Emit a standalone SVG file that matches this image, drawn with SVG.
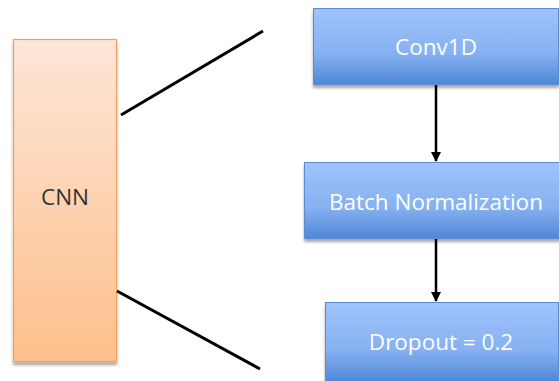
<svg xmlns="http://www.w3.org/2000/svg" width="559" height="381" viewBox="0 0 559 381">
<defs>
<linearGradient id="gOrange" x1="0" y1="0" x2="0" y2="1">
<stop offset="0" stop-color="#fde6d8"/>
<stop offset="1" stop-color="#fdbf8b"/>
</linearGradient>
<linearGradient id="gBlue" x1="0" y1="0" x2="0" y2="1">
<stop offset="0" stop-color="#9fc4fd"/>
<stop offset="0.6" stop-color="#86b0f0"/>
<stop offset="1" stop-color="#4d87d6"/>
</linearGradient>
<filter id="sh" x="-10%" y="-10%" width="120%" height="130%">
<feGaussianBlur in="SourceAlpha" stdDeviation="1.5"/>
<feOffset dx="0" dy="2.5" result="b"/>
<feComponentTransfer><feFuncA type="linear" slope="0.35"/></feComponentTransfer>
<feMerge><feMergeNode/><feMergeNode in="SourceGraphic"/></feMerge>
</filter>
<marker id="arr" viewBox="0 0 10 10" refX="9" refY="5" markerWidth="4" markerHeight="4" orient="auto">
<path d="M0,0 L10,5 L0,10 z" fill="#000"/>
</marker>
</defs>
<style>
.blue{fill:url(#gBlue);stroke:#5b8bd0;stroke-width:1;filter:url(#sh)}
.orange{fill:url(#gOrange);stroke:#f5a05a;stroke-width:1.2;filter:url(#sh)}
.lbl{font-family:"Open Sans","Liberation Sans",sans-serif;font-size:22.5px;fill:#ffffff;text-anchor:middle}
.dark{fill:#333333}
.con{stroke:#000;stroke-width:3;fill:none}
.arr{stroke:#000;stroke-width:2.5;fill:none;marker-end:url(#arr)}
</style>
<g id="cnn">
<rect class="orange" x="13.5" y="39.5" width="103" height="322"/>
<text class="lbl dark" x="65" y="205">CNN</text>
</g>
<g id="conv1d">
<rect class="blue" x="313.5" y="8.5" width="245" height="76"/>
<text class="lbl" x="436" y="55">Conv1D</text>
</g>
<g id="batchnorm">
<rect class="blue" x="304.5" y="162.5" width="260" height="76"/>
<text class="lbl" x="436" y="210">Batch Normalization</text>
</g>
<g id="dropout">
<rect class="blue" x="325.5" y="302.5" width="233" height="80"/>
<text class="lbl" x="441" y="350">Dropout = 0.2</text>
</g>
<g id="connectors">
<line class="con" x1="121" y1="115" x2="263" y2="31"/>
<line class="con" x1="117" y1="291" x2="260" y2="369"/>
<line class="arr" x1="436" y1="85" x2="436" y2="161"/>
<line class="arr" x1="436" y1="239" x2="436" y2="301"/>
</g>
</svg>
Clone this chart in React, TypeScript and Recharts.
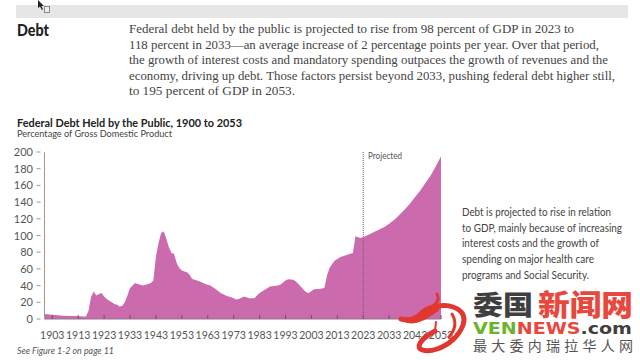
import React from "react";
import { AreaChart, Area, XAxis, YAxis, ReferenceLine } from "recharts";

const years = [1900,1903,1907,1912,1915,1916,1917,1918,1919,1920,1921,1922,1923,1924,1925,1926,1927,1928,1929,1930,1931,1932,1933,1934,1935,1936,1937,1938,1939,1940,1941,1942,1943,1944,1945,1946,1947,1948,1949,1950,1951,1952,1953,1954,1955,1956,1957,1958,1960,1962,1964,1965,1966,1968,1970,1971,1972,1974,1975,1977,1979,1981,1982,1983,1985,1987,1990,1991,1993,1994,1996,1997,1998,2000,2001,2002,2004,2006,2008,2009,2010,2011,2012,2013,2014,2016,2018,2019,2020,2021,2022,2023,2025,2027,2029,2031,2033,2035,2037,2039,2041,2043,2045,2047,2049,2051,2053];
const debt = [6,5,4,3.5,3,3,10,27,33,28,30,31,27,24,22,20,18,17,15,16,20,28,37,40,43,42,41,40,41,42,43,46,75,91,103,105,96,86,79,78,67,61,58,57,56,53,48,47,45,42,40,38,36,31,28,27,26,23.5,24,27,25,25,28,31,35,39,40,41,46,47.5,47,45,42,35,32,31,35.5,36,37,52,61,66,70,72,74,76,78,79,99,98,97,98,101,104,107,110,114,119,125,131,138,146,154,163,172,183,195];
const yTicks = [0,20,40,60,80,100,120,140,160,180,200];
const xTicks = [1903,1913,1923,1933,1943,1953,1963,1973,1983,1993,2003,2013,2023,2033,2043,2053];
const paragraph = [
  "Federal debt held by the public is projected to rise from 98 percent of GDP in 2023 to",
  "118 percent in 2033\u2014an average increase of 2 percentage points per year. Over that period,",
  "the growth of interest costs and mandatory spending outpaces the growth of revenues and the",
  "economy, driving up debt. Those factors persist beyond 2033, pushing federal debt higher still,",
  "to 195 percent of GDP in 2053.",
];
const paragraphWidths = [445, 470, 479, 486, 166];
const paragraphBaselines = [33, 48.5, 64, 79.5, 95];
const note = [
  "Debt is projected to rise in relation",
  "to GDP, mainly because of increasing",
  "interest costs and the growth of",
  "spending on major health care",
  "programs and Social Security.",
];
const noteWidths = [149, 160, 137, 132, 127];
const noteBaselines = [216, 232, 247, 263, 279];

const rows = years.map((year, i) => ({ year, debt: debt[i] }));
const sans = "Lato, Roboto, sans-serif";
const serif = "'Liberation Serif', serif";
const axisColor = "#555";

function YTick(p: any) {
  return (
    <g>
      <line x1={p.x} x2={p.x + 4} y1={p.y} y2={p.y} stroke="#999" />
      <text x={33} y={p.y + 4} textAnchor="end" fontFamily={sans} fontSize={11} fill={axisColor}>{p.payload.value}</text>
    </g>
  );
}
function XTick(p: any) {
  return (
    <g>
      <line x1={p.x} x2={p.x} y1={315} y2={319} stroke="#7c4a70" />
      <text x={p.x} y={339} textAnchor="middle" fontFamily={sans} fontSize={10.5} fill={axisColor}>{p.payload.value}</text>
    </g>
  );
}

export default function App() {
  return (
    <div style={{ position: "absolute", left: 0, top: 0, width: 640, height: 360, background: "#fff", overflow: "hidden" }}>
      <div style={{ position: "absolute", left: 16, top: 5, width: 612, height: 13, background: "#e6e6e6" }} />
      <div style={{ position: "absolute", left: 0, top: 0 }}>
        <AreaChart width={640} height={360} data={rows} margin={{ top: 152, right: 199, bottom: 21, left: 14.5 }}>
          <XAxis dataKey="year" type="number" domain={[1900, 2053]} ticks={xTicks} tick={<XTick />} tickLine={false} stroke="#8a7a86" interval={0} height={20} />
          <YAxis type="number" domain={[0, 200]} ticks={yTicks} tick={<YTick />} tickLine={false} stroke="#999" width={30} interval={0} />
          <Area dataKey="debt" type="linear" stroke="none" fill="#cb6aad" fillOpacity={1} isAnimationActive={false} />
          <ReferenceLine x={2023} stroke="#6f5a70" strokeDasharray="1 1" />
        </AreaChart>
      </div>
      <svg width={640} height={360} style={{ position: "absolute", left: 0, top: 0 }}>
        <path d="M38 0 L38 8 L40 6.5 L42 10 L43 9.5 L41.5 6 L44 6 Z" fill="#222" />
        <rect x={44.5} y={6.5} width={5} height={6} fill="#eee" stroke="#888" />
        <text x={17} y={36} fontFamily={sans} fontWeight={900} fontSize={17} textLength={32} lengthAdjust="spacingAndGlyphs" fill="#222">Debt</text>
        {paragraph.map((line, i) => (
          <text key={i} x={129} y={paragraphBaselines[i]} fontFamily={serif} fontSize={13} textLength={paragraphWidths[i]} lengthAdjust="spacingAndGlyphs" fill="#444">{line}</text>
        ))}
        <text x={17} y={127} fontFamily={sans} fontWeight={700} fontSize={11.5} textLength={225} lengthAdjust="spacingAndGlyphs" fill="#222">Federal Debt Held by the Public, 1900 to 2053</text>
        <text x={17} y={137} fontFamily={sans} fontSize={10} textLength={155} lengthAdjust="spacingAndGlyphs" fill="#444">Percentage of Gross Domestic Product</text>
        <text x={368} y={159} fontFamily={sans} fontSize={9} textLength={34} lengthAdjust="spacingAndGlyphs" fill="#555">Projected</text>
        {note.map((line, i) => (
          <text key={i} x={462} y={noteBaselines[i]} fontFamily={sans} fontSize={10.5} textLength={noteWidths[i]} lengthAdjust="spacingAndGlyphs" fill="#444">{line}</text>
        ))}
        <text x={17} y={354} fontFamily={sans} fontStyle="italic" fontSize={9.5} textLength={97} lengthAdjust="spacingAndGlyphs" fill="#555">See Figure 1-2 on page 11</text>

        <g fill="none" stroke="#e0382f" strokeLinecap="round">
          <path d="M401 319 C412 322 416 318 424 311 C431 306 445 304 453 307 C462 310 466 316 463 325 C459 336 449 345 437 349 C428 352 419 351 419 346 C420 341 427 335 435 331" strokeWidth={5} />
          <path d="M435 331 L436 322" strokeWidth={2} />
          <path d="M426 311 C433 305 441 303 437 294" strokeWidth={3} />
          <path d="M408 320 C418 322 426 316 436 309" strokeWidth={6} />
          <path d="M452 314 C457 322 455 330 449 337" strokeWidth={3} />
        </g>

        <text x={473} y={315} fontFamily="'Noto Sans CJK SC'" fontWeight={900} fontSize={27} textLength={60} lengthAdjust="spacingAndGlyphs" fill="#3f3f3f">委国</text>
        <text x={538} y={316} fontFamily="'Noto Sans CJK SC'" fontWeight={900} fontSize={29} textLength={95} lengthAdjust="spacingAndGlyphs" fill="#e8473d">新闻网</text>
        <text x={473} y={334} fontFamily="'DejaVu Sans'" fontWeight={700} fontSize={16} textLength={159} lengthAdjust="spacingAndGlyphs">
          <tspan fill="#6cb32c">VEN</tspan><tspan fill="#e8473d">NEWS</tspan><tspan fill="#3f3f3f">.com</tspan>
        </text>
        <text x={473} y={351} fontFamily="'Noto Sans CJK SC'" fontSize={14} textLength={160} fill="#555">最大委内瑞拉华人网</text>
      </svg>
    </div>
  );
}
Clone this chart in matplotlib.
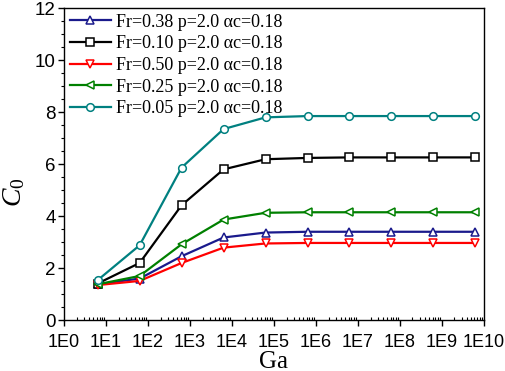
import matplotlib
matplotlib.use("Agg")
import matplotlib.pyplot as plt
import numpy as np
from matplotlib.ticker import LogLocator, MultipleLocator, NullFormatter

plt.rcParams["mathtext.fontset"] = "custom"
plt.rcParams["mathtext.rm"] = "Liberation Serif"
plt.rcParams["mathtext.it"] = "Liberation Serif:italic"

ga = [6.3e0, 6.3e1, 6.3e2, 6.3e3, 6.3e4, 6.3e5, 6.3e6, 6.3e7, 6.3e8, 6.3e9]
c_fr038 = [1.38, 1.60, 2.46, 3.18, 3.37, 3.40, 3.40, 3.40, 3.40, 3.40]
c_fr010 = [1.41, 2.20, 4.42, 5.80, 6.19, 6.24, 6.26, 6.26, 6.26, 6.26]
c_fr050 = [1.35, 1.51, 2.20, 2.79, 2.95, 2.97, 2.97, 2.97, 2.97, 2.97]
c_fr025 = [1.38, 1.70, 2.92, 3.87, 4.13, 4.15, 4.15, 4.15, 4.15, 4.15]
c_fr005 = [1.54, 2.88, 5.87, 7.35, 7.80, 7.85, 7.85, 7.85, 7.85, 7.85]
labels = ["Fr=0.38 p=2.0 \u03b1c=0.18", "Fr=0.10 p=2.0 \u03b1c=0.18",
          "Fr=0.50 p=2.0 \u03b1c=0.18", "Fr=0.25 p=2.0 \u03b1c=0.18",
          "Fr=0.05 p=2.0 \u03b1c=0.18"]
xtick_labels = ["1E0", "1E1", "1E2", "1E3", "1E4", "1E5", "1E6", "1E7", "1E8", "1E9", "1E10"]

series = [c_fr038, c_fr010, c_fr050, c_fr025, c_fr005]
colors = ["#1a1a8c", "#000000", "#ff0000", "#008000", "#008080"]
markers = ["^", "s", "v", "<", "o"]

fig = plt.figure(figsize=(5.05, 3.71), dpi=100)
ax = fig.add_axes([0.127, 0.137, 0.831, 0.841])

for y, c, m, lab in zip(series, colors, markers, labels):
    ax.plot(ga, y, color=c, marker=m, markersize=5.5, markerfacecolor="white",
            markeredgecolor=c, markeredgewidth=1.1, linewidth=1.6, label=lab)

ax.set_xscale("log")
ax.set_xlim(1, 1e10)
ax.set_ylim(0, 12)
ax.set_xticks([10.0**k for k in range(11)])
ax.set_xticklabels(xtick_labels, fontfamily="Liberation Sans", fontsize=13)
ax.xaxis.set_minor_locator(LogLocator(base=10, subs=np.arange(2, 10), numticks=100))
ax.xaxis.set_minor_formatter(NullFormatter())
ax.yaxis.set_major_locator(MultipleLocator(2))
ax.yaxis.set_minor_locator(MultipleLocator(0.5))
for lab in ax.get_yticklabels():
    lab.set_fontfamily("Liberation Sans")
    lab.set_fontsize(13.5)

ax.tick_params(axis="both", which="major", direction="out", length=4, width=1)
ax.tick_params(axis="x", which="minor", direction="in", length=2.5, width=0.8)
ax.tick_params(axis="y", which="minor", direction="out", length=2.5, width=0.8)
ax.tick_params(axis="x", which="major", pad=6)
ax.tick_params(axis="y", which="major", pad=2)
for s in ax.spines.values():
    s.set_linewidth(1.0)

ax.set_xlabel("Ga", fontfamily="Liberation Serif", fontsize=18)
ax.xaxis.label.set_va("baseline")
ax.xaxis.set_label_coords(0.5, -0.153)
ax.set_ylabel(r"$C_{\mathrm{0}}$", fontsize=20)
ax.yaxis.set_label_coords(-0.088, 0.41)

leg = ax.legend(loc="upper left", frameon=False, prop={"family": "Liberation Serif", "size": 13},
                handlelength=2.3, handletextpad=0.3, labelspacing=0.26,
                borderaxespad=0.1, borderpad=0.2)

fig.savefig("out.png", dpi=100)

• [Directive]:
Identify and copy lines that hold the string "this".

• [Written solution]:
Emit a standalone SVG file that matches this image, drawn with SVG.
Clone this chart in React, TypeScript and Recharts.
Clone this chart in matplotlib.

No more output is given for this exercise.